--- What is being asked ---
Go through the data and copy every line exactly, but not the images.
□ □ □ □ □
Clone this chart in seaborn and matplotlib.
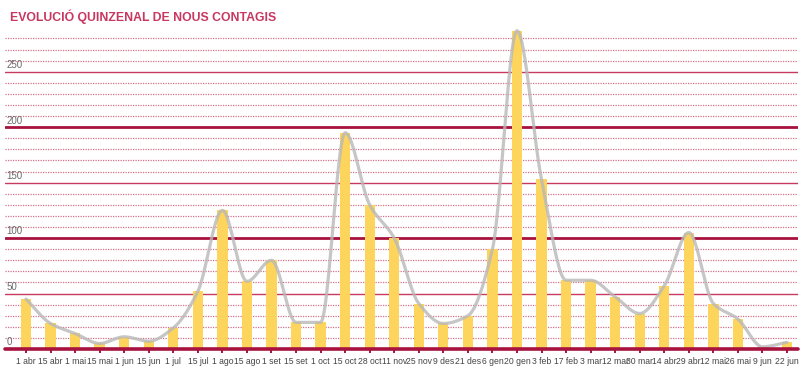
import numpy as np
import pandas as pd
import matplotlib
matplotlib.use("Agg")
import matplotlib.pyplot as plt
import seaborn as sns

categories = ["1 abr", "15 abr", "1 mai", "15 mai", "1 jun", "15 jun", "1 jul", "15 jul",
              "1 ago", "15 ago", "1 set", "15 set", "1 oct", "15 oct", "28 oct", "11 nov",
              "25 nov", "9 des", "21 des", "6 gen", "20 gen", "3 feb", "17 feb", "3 mar",
              "12 mar", "30 mar", "14 abr", "29 abr", "12 mai", "26 mai", "9 jun", "22 jun"]
values = [45, 23, 14, 5, 11, 7, 19, 52,
          125, 61, 80, 24, 24, 195, 130, 100,
          41, 23, 30, 90, 287, 153, 62, 62,
          47, 32, 57, 105, 41, 27, 2, 6]
ytick_values = [0, 50, 100, 150, 200, 250]
title = "EVOLUCIÓ QUINZENAL DE NOUS CONTAGIS"

sns.set_theme(style="white")
plt.rcParams['font.family'] = ['Liberation Sans', 'DejaVu Sans']

df = pd.DataFrame({"cat": categories, "val": values})

fig = plt.figure(figsize=(8.0, 3.72), dpi=100)
W, H = 800, 372
y0_px = 349
px_per_unit = 1.109
ymax = 290
ax_h = ymax * px_per_unit
ax = fig.add_axes([5 / W, (H - y0_px) / H, 793 / W, ax_h / H])

red_dark = "#a8123e"
red_mid = "#c83a5e"
red_dot = "#d4708a"

# gridlines
for v in range(10, 290, 10):
    if v in (100, 200):
        ax.axhline(v, color=red_dark, lw=2.0, zorder=0)
    elif v % 50 == 0:
        ax.axhline(v, color=red_mid, lw=1.0, zorder=0)
    else:
        ax.axhline(v, color=red_dot, lw=0.9, ls=(0, (1, 1)), zorder=0)

sns.barplot(data=df, x="cat", y="val", color="#fdd55c", width=0.42,
            saturation=1, ax=ax, zorder=2, linewidth=0, edgecolor="none")

# smooth monotone line through bar tops (PCHIP rendering)
x = np.arange(len(values), dtype=float)
y = np.array(values, dtype=float)
n = len(x)
d = np.diff(y)
m = np.zeros(n)
m[0], m[-1] = d[0], d[-1]
for i in range(1, n - 1):
    if d[i - 1] * d[i] <= 0:
        m[i] = 0.0
    else:
        m[i] = 2.0 / (1.0 / d[i - 1] + 1.0 / d[i])
xs, ys = [], []
for i in range(n - 1):
    t = np.linspace(0, 1, 24, endpoint=(i == n - 2))
    h00 = 2 * t**3 - 3 * t**2 + 1
    h10 = t**3 - 2 * t**2 + t
    h01 = -2 * t**3 + 3 * t**2
    h11 = t**3 - t**2
    xs.extend(x[i] + t)
    ys.extend(h00 * y[i] + h10 * m[i] + h01 * y[i + 1] + h11 * m[i + 1])
ax.plot(xs, ys, color="#b8b8b8", lw=2.3, alpha=0.8, zorder=3, solid_capstyle="round")

ax.axhline(0, color=red_dark, lw=2.6, zorder=4, clip_on=False)

ax.set_ylim(0, ymax)
px_unit_x = 761 / 31
x_left = -(26 - 5) / px_unit_x
ax.set_xlim(x_left, x_left + 793 / px_unit_x)

for v in ytick_values:
    ax.text(x_left + 1.5 / px_unit_x, v + 1.5, str(v),
            fontsize=7, color="#6a6a6a", ha="left", va="bottom", zorder=5)

ax.set_yticks([])
ax.set_xlabel("")
ax.set_ylabel("")
ax.set_xticks(range(len(categories)))
ax.set_xticklabels(categories, fontsize=6.2, color="#444444")
ax.tick_params(axis="x", length=3, width=1.4, color=red_dark, pad=3, bottom=True)
for s in ax.spines.values():
    s.set_visible(False)

fig.text(10 / W, 1 - 17 / H, title, fontsize=8.8, fontweight="bold", color="#c8375f",
         ha="left", va="center")

fig.savefig("out.png", dpi=100, facecolor="white")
□ □ □ □ □
--- Answer to this task ---
Clone this chart in seaborn and matplotlib.
import numpy as np
import pandas as pd
import matplotlib
matplotlib.use("Agg")
import matplotlib.pyplot as plt
import seaborn as sns

categories = ["1 abr", "15 abr", "1 mai", "15 mai", "1 jun", "15 jun", "1 jul", "15 jul",
              "1 ago", "15 ago", "1 set", "15 set", "1 oct", "15 oct", "28 oct", "11 nov",
              "25 nov", "9 des", "21 des", "6 gen", "20 gen", "3 feb", "17 feb", "3 mar",
              "12 mar", "30 mar", "14 abr", "29 abr", "12 mai", "26 mai", "9 jun", "22 jun"]
values = [45, 23, 14, 5, 11, 7, 19, 52,
          125, 61, 80, 24, 24, 195, 130, 100,
          41, 23, 30, 90, 287, 153, 62, 62,
          47, 32, 57, 105, 41, 27, 2, 6]
ytick_values = [0, 50, 100, 150, 200, 250]
title = "EVOLUCIÓ QUINZENAL DE NOUS CONTAGIS"

sns.set_theme(style="white")
plt.rcParams['font.family'] = ['Liberation Sans', 'DejaVu Sans']

df = pd.DataFrame({"cat": categories, "val": values})

fig = plt.figure(figsize=(8.0, 3.72), dpi=100)
W, H = 800, 372
y0_px = 349
px_per_unit = 1.109
ymax = 290
ax_h = ymax * px_per_unit
ax = fig.add_axes([5 / W, (H - y0_px) / H, 793 / W, ax_h / H])

red_dark = "#a8123e"
red_mid = "#c83a5e"
red_dot = "#d4708a"

# gridlines
for v in range(10, 290, 10):
    if v in (100, 200):
        ax.axhline(v, color=red_dark, lw=2.0, zorder=0)
    elif v % 50 == 0:
        ax.axhline(v, color=red_mid, lw=1.0, zorder=0)
    else:
        ax.axhline(v, color=red_dot, lw=0.9, ls=(0, (1, 1)), zorder=0)

sns.barplot(data=df, x="cat", y="val", color="#fdd55c", width=0.42,
            saturation=1, ax=ax, zorder=2, linewidth=0, edgecolor="none")

# smooth monotone line through bar tops (PCHIP rendering)
x = np.arange(len(values), dtype=float)
y = np.array(values, dtype=float)
n = len(x)
d = np.diff(y)
m = np.zeros(n)
m[0], m[-1] = d[0], d[-1]
for i in range(1, n - 1):
    if d[i - 1] * d[i] <= 0:
        m[i] = 0.0
    else:
        m[i] = 2.0 / (1.0 / d[i - 1] + 1.0 / d[i])
xs, ys = [], []
for i in range(n - 1):
    t = np.linspace(0, 1, 24, endpoint=(i == n - 2))
    h00 = 2 * t**3 - 3 * t**2 + 1
    h10 = t**3 - 2 * t**2 + t
    h01 = -2 * t**3 + 3 * t**2
    h11 = t**3 - t**2
    xs.extend(x[i] + t)
    ys.extend(h00 * y[i] + h10 * m[i] + h01 * y[i + 1] + h11 * m[i + 1])
ax.plot(xs, ys, color="#b8b8b8", lw=2.3, alpha=0.8, zorder=3, solid_capstyle="round")

ax.axhline(0, color=red_dark, lw=2.6, zorder=4, clip_on=False)

ax.set_ylim(0, ymax)
px_unit_x = 761 / 31
x_left = -(26 - 5) / px_unit_x
ax.set_xlim(x_left, x_left + 793 / px_unit_x)

for v in ytick_values:
    ax.text(x_left + 1.5 / px_unit_x, v + 1.5, str(v),
            fontsize=7, color="#6a6a6a", ha="left", va="bottom", zorder=5)

ax.set_yticks([])
ax.set_xlabel("")
ax.set_ylabel("")
ax.set_xticks(range(len(categories)))
ax.set_xticklabels(categories, fontsize=6.2, color="#444444")
ax.tick_params(axis="x", length=3, width=1.4, color=red_dark, pad=3, bottom=True)
for s in ax.spines.values():
    s.set_visible(False)

fig.text(10 / W, 1 - 17 / H, title, fontsize=8.8, fontweight="bold", color="#c8375f",
         ha="left", va="center")

fig.savefig("out.png", dpi=100, facecolor="white")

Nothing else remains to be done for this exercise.